12 April 2010

Beyond the Actitivities


The Seminar is over. After the joyful and very Peruvian closing celebration last Thursday night (April 8), many of the participants started traveling back to their homes. I travel back to Portland later tonight (Sunday, April 11).

Endings are always busy times. There were final projects to review, interviews with students, preparations for the admissions process into the MA program. There were goodbye parties and all of the details of the closing program (music, certificates, entrances and seating arrangements, invitations to guests. . . ). But all of that is now behind us – successfully, and pleasantly behind us.
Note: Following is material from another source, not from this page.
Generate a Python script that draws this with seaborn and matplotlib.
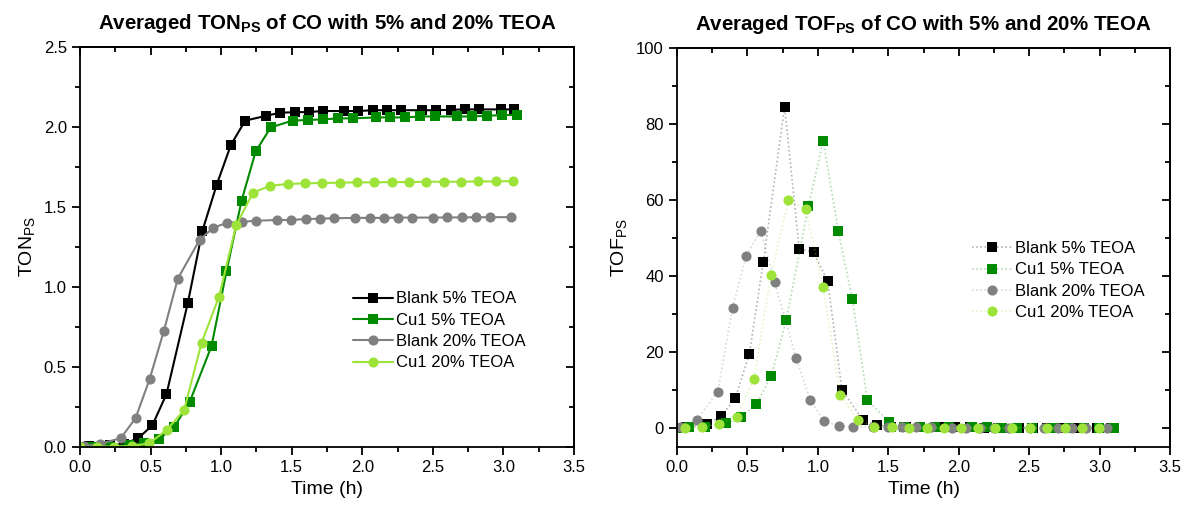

What have we done? It is one thing to talk about the activities (“we taught these topics, and completed the following objectives. . . .” ), but over the last couple of days I have been looking for a different way to describe what was accomplished. Accomplishment speaks beyond just activity – beyond simply describing what we DO. I would like to use this blog to try describe what fruit, or outcomes, or results, have started to grow as a result of this Seminar.

In the short term - over the last 2 months, we together built four ministry programs – one for each of the four cultural areas of Lima where the students were working.

How did we build those ministry program?
We start with people who know the Lord and His Word. These are not novices – they are already skilled and faithful, mature in ministry.

Then we teach and practice and refine skill in observing - getting to know the people we have been sent to serve. So often, new ministries start with what the leader wants to do, what she or he likes or what is exciting and interesting to him (or her!). But that way of approaching ministry has an inherent weakness – it is built on what the one ministering likes, not necessarily on a deep understanding of the heart of the people. It will always sound like good activity, but the real results are often short lived. So we begin by building a deep understanding of the people we are sent to serve.

The Seminar then takes that understanding of a special people down deep - into the core of their culture. We create a “map” of how the people understand their own life. We learn to ask the questions that let us “see the invisible.” We describe life from the point of view of one living in that reality, seeing life through their eyes.

That culture map leads us to reflect on how the Bible interacts with the people and their way of life. God’s Word is true for all peoples of all cultures and in all times. But my people need to struggle with some truths that are not difficult for Peruvians, and in the same way upper class Peruvians need to struggle with some Bible truths that are not problems for those from the mountain villages (and vice versa!) . So we consider the Bible - both specific passages and general flow of Bible teaching, with specific and prayerful focus on the people we are sent to serve.

Finally, as we know the people and refine the focus of God’s Word to touch their hearts, we design ministry so that it fits within the peoples’ normal patterns. For instance, if people normally use printed material to share information and ideas, we can include reading as part of our ministry plan. But if normal patterns don’t use reading, we design ministry around conversations or narrative teaching. That is just one example: the important thing is to know the patterns of the people and use those patterns as wisely as possible to develop our plans for making disciples.

What have we done? We designed four different approaches to ministry, emphasizing four different areas of biblical teachings, making disciples through four different sets of cultural patterns, to bring the Word of God into sharp focus at the heart of four different parts of Lima’s society. Each group of Seminar participants prepared a set of documents about these different elements: in a limited sense, you could say that the notebooks containing those documents represent the outcomes, the results, of this Seminar.

In the long term: And yet, there is more we trust will grow from this. Every step of the process was done as illustration, as example. The real fruit – the long term results – will show up as we see these fourteen participants designing ministry where God has sent them; and as we see them teaching others to design ministry this way, too. They cannot do it all – they can only faithfully serve: but we ask the Lord of the Harvest to produce fruit that abides – to His glory, and for their joy – as these fourteen use the skills learned these last two months to design ministries in the harvest fields where the Lord has sent them.